Largest Commercial Real Estate Developer To Overhaul
DALLAS (AP) _ The days when real estate developers could become wealthy from fees and a stake in their projects are ending.
Partners of the nation’s largest commercial developer, Dallas-based Trammell Crow Co., have decided to boost their $18,000 salaries and reduce the deal-making incentives that made many of them millionaires.
The 130 partners also decided to create a more traditional corporate structure and reduce the number of Crow operating units to six from 15.
The actions are part of a trend among developers to change the focus of their work from building new projects to managing property and other assets, analysts said Friday.
They are a major change for the 42-year-old company started by Dallas native Trammell Crow, still a partner at age 76. He built the firm by hiring aggressive partners at low salaries and promising a stake in the projects they developed.
The plan worked too well, encouraging development even when development became unprofitable. Changing will help Crow to survive the current real estate recession and grow new lines of business, partner Steve Laver said.

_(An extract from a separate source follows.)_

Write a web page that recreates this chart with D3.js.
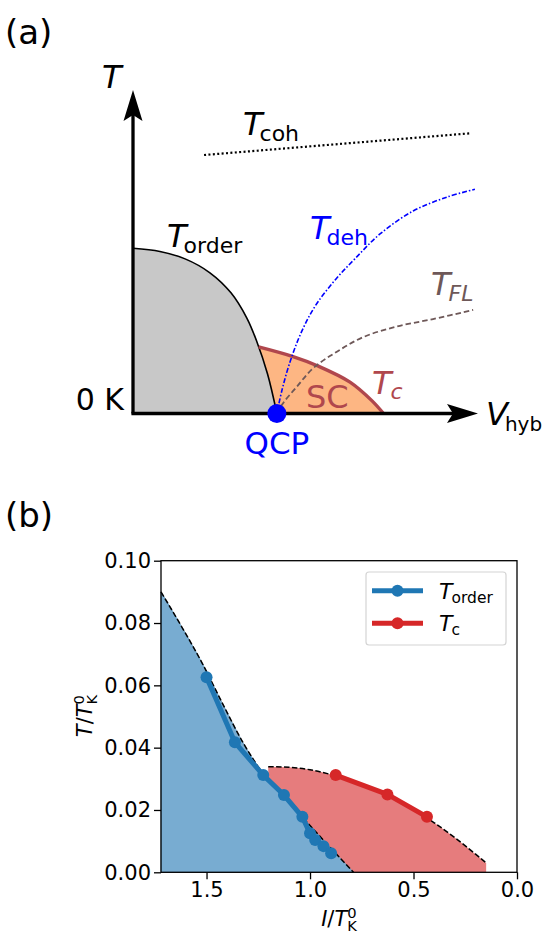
<!DOCTYPE html>
<html>
<head>
<meta charset="utf-8">
<script src="https://cdn.jsdelivr.net/npm/d3@7"></script>
<style>
  body { margin: 0; background: #fff; }
  svg { display: block; }
  text { font-family: "DejaVu Sans", sans-serif; }
</style>
</head>
<body>
<svg id="fig" width="546" height="933"></svg>
<script>
// ---- panel (a): schematic phase diagram, arbitrary units 0..10 ----
var orderU = [0, 0.78, 1.51, 2.23, 2.84, 3.30, 3.58, 3.90, 4.17];
var orderV = [5.11, 5.01, 4.78, 4.35, 3.73, 2.95, 2.25, 1.22, 0];
var tcU = [3.64, 4.64, 5.36, 6.29, 6.93, 7.26];
var tcV = [2.06, 1.76, 1.47, 0.97, 0.39, 0];
var dehU = [4.17, 4.32, 4.55, 4.87, 5.28, 5.86, 6.43, 7.16, 8.12, 9.10, 9.91];
var dehV = [0, 0.73, 1.59, 2.49, 3.32, 4.13, 4.78, 5.55, 6.26, 6.69, 6.93];
var flU = [4.17, 4.35, 4.75, 5.22, 5.91, 6.67, 7.65, 8.70, 9.86];
var flV = [0, 0.32, 0.83, 1.40, 1.91, 2.36, 2.69, 2.92, 3.20];
var cohU = [2.06, 9.76];
var cohV = [7.99, 8.66];
var qcpU = 4.17;

// ---- panel (b): T/T_K^0 versus I/T_K^0 ----
var orderI = [1.5, 1.363, 1.226, 1.126, 1.037, 1.0, 0.975, 0.935, 0.898];
var orderT = [0.0626, 0.0417, 0.0312, 0.0248, 0.0178, 0.0125, 0.0104, 0.0084, 0.0061];
var tcI = [0.876, 0.626, 0.435];
var tcT = [0.0312, 0.0250, 0.0178];
var orderFitI = [1.72, 1.62, 1.52, 1.42, 1.32, 1.226, 1.10, 1.00, 0.90, 0.79];
var orderFitT = [0.0900, 0.0788, 0.0670, 0.0538, 0.0412, 0.0316, 0.0223, 0.0150, 0.0078, 0.0];
var tcFitI = [1.202, 1.10, 1.00, 0.90, 0.80, 0.70, 0.60, 0.50, 0.40, 0.30, 0.20, 0.149];
var tcFitT = [0.0339, 0.0337, 0.0329, 0.0314, 0.0295, 0.0269, 0.0238, 0.0202, 0.0159, 0.0111, 0.0058, 0.0030];
var xTicks = [1.5, 1.0, 0.5, 0.0];
var yTicks = [0, 0.02, 0.04, 0.06, 0.08, 0.10];

var svg = d3.select("#fig");

function zip(a, b) { return a.map(function(v, i) { return [v, b[i]]; }); }

// text with italic / sub / sup pieces
function richText(g, x, y, parts, opts) {
    var t = g.append("text").attr("x", x).attr("y", y)
        .attr("font-size", opts.size)
        .attr("fill", opts.color || "#000")
        .attr("text-anchor", opts.anchor || "start");
    var cur = 0;
    parts.forEach(function(p) {
        var shift = p.shift || 0;
        t.append("tspan").text(p.t)
            .attr("dy", shift - cur)
            .attr("dx", p.dx || 0)
            .attr("font-size", p.size || null)
            .attr("font-style", p.it ? "italic" : null);
        cur = shift;
    });
    return t;
}

/* ================= panel (a) ================= */
var ga = svg.append("g");
var xA = d3.scaleLinear().domain([0, 10]).range([133, 478]);
var yA = d3.scaleLinear().domain([0, 10]).range([413.5, 90]);

var lineA = d3.line().x(function(d) { return xA(d[0]); }).y(function(d) { return yA(d[1]); })
    .curve(d3.curveCatmullRom.alpha(0.5));
var areaA = d3.area().x(function(d) { return xA(d[0]); })
    .y0(yA(0)).y1(function(d) { return yA(d[1]); })
    .curve(d3.curveCatmullRom.alpha(0.5));

var tcRed = "#b0474d", flBrown = "#6e5858";

// SC dome, then ordered phase on top
ga.append("path").attr("d", areaA(zip(tcU, tcV))).attr("fill", "#fdb683");
ga.append("path").attr("d", areaA(zip(orderU, orderV))).attr("fill", "#c8c8c8");
ga.append("path").attr("d", lineA(zip(orderU, orderV)))
    .attr("fill", "none").attr("stroke", "#000").attr("stroke-width", 1.6);
ga.append("path").attr("d", lineA(zip(tcU, tcV)))
    .attr("fill", "none").attr("stroke", tcRed).attr("stroke-width", 3.4);

ga.append("path").attr("d", lineA(zip(dehU, dehV)))
    .attr("fill", "none").attr("stroke", "#0000ff").attr("stroke-width", 1.6)
    .attr("stroke-dasharray", "5,2,1.5,2");
ga.append("path").attr("d", lineA(zip(flU, flV)))
    .attr("fill", "none").attr("stroke", flBrown).attr("stroke-width", 1.8)
    .attr("stroke-dasharray", "5.5,3");
ga.append("path").attr("d", d3.line().x(function(d) { return xA(d[0]); }).y(function(d) { return yA(d[1]); })(zip(cohU, cohV)))
    .attr("fill", "none").attr("stroke", "#000").attr("stroke-width", 2.2)
    .attr("stroke-dasharray", "2,2.4");

// axes with arrow heads
ga.append("line").attr("x1", xA(0)).attr("y1", yA(0)).attr("x2", xA(0)).attr("y2", yA(10) + 20)
    .attr("stroke", "#000").attr("stroke-width", 3.3);
ga.append("line").attr("x1", xA(0) - 1.6).attr("y1", yA(0)).attr("x2", xA(10) - 20).attr("y2", yA(0))
    .attr("stroke", "#000").attr("stroke-width", 3.3);
ga.append("path")
    .attr("d", "M" + xA(0) + "," + yA(10) + "L" + (xA(0) + 9.5) + "," + (yA(10) + 31) +
               "L" + xA(0) + "," + (yA(10) + 25) + "L" + (xA(0) - 9.5) + "," + (yA(10) + 31) + "Z")
    .attr("fill", "#000");
ga.append("path")
    .attr("d", "M" + xA(10) + "," + yA(0) + "L" + (xA(10) - 31) + "," + (yA(0) - 9.5) +
               "L" + (xA(10) - 25) + "," + yA(0) + "L" + (xA(10) - 31) + "," + (yA(0) + 9.5) + "Z")
    .attr("fill", "#000");

ga.append("circle").attr("cx", xA(qcpU)).attr("cy", yA(0)).attr("r", 9.5).attr("fill", "#0000ff");

// labels
ga.append("text").attr("x", 5).attr("y", 44).attr("font-size", 34).text("(a)");
richText(ga, 102, 88, [{t: "T", it: true}], {size: 32});
richText(ga, 243, 135, [{t: "T", it: true}, {t: "coh", size: 22, shift: 6, dx: -3}], {size: 32});
richText(ga, 167, 246.7, [{t: "T", it: true}, {t: "order", size: 22, shift: 6, dx: -3}], {size: 32});
richText(ga, 310, 239.3, [{t: "T", it: true}, {t: "deh", size: 22, shift: 6, dx: -3}], {size: 32, color: "#0000ff"});
richText(ga, 431, 295, [{t: "T", it: true}, {t: "FL", size: 22, it: true, shift: 6, dx: -2}], {size: 32, color: flBrown});
richText(ga, 372, 393.5, [{t: "T", it: true}, {t: "c", size: 22, it: true, shift: 5, dx: -1}], {size: 32, color: tcRed});
ga.append("text").attr("x", 306).attr("y", 408.3).attr("font-size", 32).attr("fill", tcRed).text("SC");
ga.append("text").attr("x", 124).attr("y", 410).attr("font-size", 30).attr("text-anchor", "end").text("0 K");
richText(ga, 486, 425, [{t: "V", it: true}, {t: "hyb", size: 20, shift: 6, dx: -3}], {size: 32});
ga.append("text").attr("x", xA(qcpU)).attr("y", 454).attr("font-size", 31)
    .attr("text-anchor", "middle").attr("fill", "#0000ff").text("QCP");

/* ================= panel (b) ================= */
var gb = svg.append("g");
var x = d3.scaleLinear().domain([1.72, 0]).range([161, 517]);
var y = d3.scaleLinear().domain([0, 0.1]).range([872.3, 560.7]);
var blue = "#1f77b4", red = "#d62728";

var line = d3.line().x(function(d) { return x(d[0]); }).y(function(d) { return y(d[1]); });
var smooth = d3.line().x(function(d) { return x(d[0]); }).y(function(d) { return y(d[1]); })
    .curve(d3.curveMonotoneX);
var area = d3.area().x(function(d) { return x(d[0]); })
    .y0(y(0)).y1(function(d) { return y(d[1]); }).curve(d3.curveMonotoneX);

var tcFit = zip(tcFitI, tcFitT);
var orderFit = zip(orderFitI, orderFitT);

gb.append("path").attr("d", area(tcFit)).attr("fill", "#e67c7d");
gb.append("path").attr("d", area(orderFit)).attr("fill", "#78acd1")
    .attr("stroke", "#5b8fb6").attr("stroke-width", 0.8);
gb.append("path").attr("d", smooth(tcFit)).attr("fill", "none")
    .attr("stroke", "#000").attr("stroke-width", 1.5).attr("stroke-dasharray", "5.5,2.4");
gb.append("path").attr("d", smooth(orderFit)).attr("fill", "none")
    .attr("stroke", "#000").attr("stroke-width", 1.5).attr("stroke-dasharray", "5.5,2.4");

[[zip(orderI, orderT), blue], [zip(tcI, tcT), red]].forEach(function(s) {
    gb.append("path").attr("d", line(s[0])).attr("fill", "none")
        .attr("stroke", s[1]).attr("stroke-width", 5).attr("stroke-linejoin", "round");
    gb.selectAll(null).data(s[0]).enter().append("circle")
        .attr("cx", function(d) { return x(d[0]); })
        .attr("cy", function(d) { return y(d[1]); })
        .attr("r", 6).attr("fill", s[1]);
});

// frame + axes
gb.append("rect").attr("x", 161).attr("y", 560.7).attr("width", 356).attr("height", 311.6)
    .attr("fill", "none").attr("stroke", "#000").attr("stroke-width", 1.3);

var ax = gb.append("g").attr("transform", "translate(0," + y(0) + ")")
    .call(d3.axisBottom(x).tickValues(xTicks).tickFormat(d3.format(".1f")).tickSize(7).tickPadding(3));
var ay = gb.append("g").attr("transform", "translate(" + x(1.72) + ",0)")
    .call(d3.axisLeft(y).tickValues(yTicks).tickFormat(d3.format(".2f")).tickSize(7).tickPadding(3));
[ax, ay].forEach(function(a) {
    a.select(".domain").remove();
    a.attr("font-family", null).attr("font-size", 21);
    a.selectAll("line").attr("stroke-width", 1.3);
    a.selectAll("text").attr("fill", "#000");
});

gb.append("text").attr("x", 5).attr("y", 527).attr("font-size", 34).text("(b)");

richText(gb, 339, 926, [
    {t: "I", it: true}, {t: "/"}, {t: "T", it: true},
    {t: "K", size: 14.7, shift: 5}, {t: "0", size: 14.7, shift: -8, dx: -9.6}
], {size: 21, anchor: "middle"});

var yl = gb.append("g").attr("transform", "translate(92,716) rotate(-90)");
richText(yl, 0, 0, [
    {t: "T", it: true}, {t: "/"}, {t: "T", it: true},
    {t: "K", size: 14.7, shift: 5}, {t: "0", size: 14.7, shift: -8, dx: -9.6}
], {size: 21, anchor: "middle"});

// legend
var lg = gb.append("g");
lg.append("rect").attr("x", 366).attr("y", 572).attr("width", 140).attr("height", 73).attr("rx", 3)
    .attr("fill", "#fff").attr("stroke", "#d4d4d4").attr("stroke-width", 1.2);
[[blue, 590.7, "order"], [red, 623.3, "c"]].forEach(function(e) {
    lg.append("line").attr("x1", 372).attr("x2", 423).attr("y1", e[1]).attr("y2", e[1])
        .attr("stroke", e[0]).attr("stroke-width", 5);
    lg.append("circle").attr("cx", 397.5).attr("cy", e[1]).attr("r", 6).attr("fill", e[0]);
    richText(lg, 439, e[1] + 8, [{t: "T", it: true}, {t: e[2], size: 15.5, shift: 4, dx: -1}], {size: 22});
});
</script>
</body>
</html>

″For us it’s a natural evolution,″ he said. ″We’ve been changing our business over a number of years.″
Crow expects to start less than $500 million of new construction in 1991, about the same as last year. The company built twice as much in 1989 and four times as much in 1985, when real estate was still a deal-driven business with developers helped by tax incentives and plenty of easily obtained capital.
″There was a pay day when the deal got done,″ said Robert Frank, real estate analyst for Alex. Brown & Sons in Baltimore.
But with office vacancies high and retail space plentiful in most markets, there is little need for further commercial development, Frank said.
″The skills that are needed in the ’90s are more prosaic - leasing and management skills, acquisition skills,″ he said. ″This is the future.″
Said Laver: ″Doing a deal is often more exciting than managing a recurring fee business. Nonetheless, in today’s market the smart thing for our customers and for us is to focus on fee business.″
″It makes absolutely no sense to be building new real estate,″ said Richard Kateley, president of Real Estate Research Corp. in Chicago.
″It is unproductive use of capital at a time when there are plenty of practical uses for capital″ such as rebuilding infrastructure and education, he said.
The changes at Crow will not affect the separate operations of Trammell Crow Residential, based in Atlanta.
Crow has $11 billion in assets and interest in 8,000 projects around the country, from warehouses to skyscrapers.
Such diversity helped it survive a tough hit from the mid-’80s downturn of real estate in Texas. But like many major developers, problems in the national economy forced Crow to restructure debt the last two years.
One Crow lender, the Teacher Retirement System of Texas, last week foreclosed on a 20-story office building in a Dallas suburb. Crow Co. last fall lost a Minneapolis office complex to another pension fund lender.
Crow partners hope most of the debt restructuring, involving 15 percent to 20 percent of the projects, will be complete by the end of the first quarter.